Die Generation ihrer Eltern allerdings, haben David Nelles und Christian Serrer beobachtet, erlebe die Veränderungen durch die globale Erwärmung noch kaum als Klimakrise. Eine Einschränkung der ressourcenraubenden Lebensweise sei für viele kaum denkbar. "Wir haben trotzdem noch nie gehört, dass es Vorwürfe gegen die Älteren gibt", sagt Serrer. "Aber viele in unserem Alter sind frustriert, dass das Thema Klimawandel oft parteipolitisch zerredet wird. Viele wünschen sich, dass es ein universelles Thema ist." "Die Frage nach der Verantwortung", ergänzt Nelles, "wird irgendwann gestellt werden. Doch für unsere Generation gilt: Je schlimmer die Lage, desto größer die Motivation. Wir kennen viele junge Leute, die Lust haben, die Gesellschaft zu verändern."

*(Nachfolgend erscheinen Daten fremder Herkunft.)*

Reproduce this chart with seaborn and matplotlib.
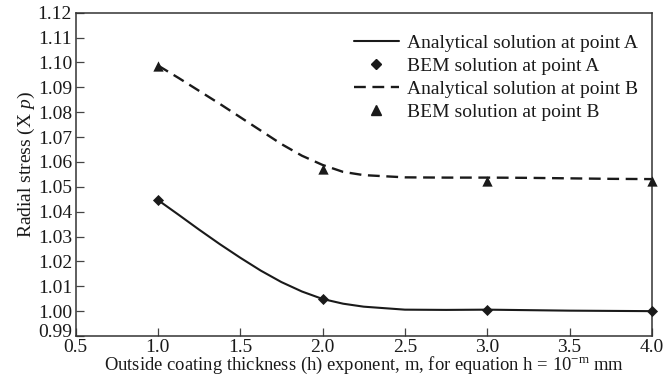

Ihr persönlicher Weg, sagen die beiden, soll sie ihrer Studienrichtung gemäß in die Wirtschaft führen, in Firmen, die umweltfreundliche Produkte entwickeln und anbieten. "Wir haben das Thema jetzt verstanden", erklärt Serrer, "da können wir nicht sagen, nun soll mal jemand anders etwas machen."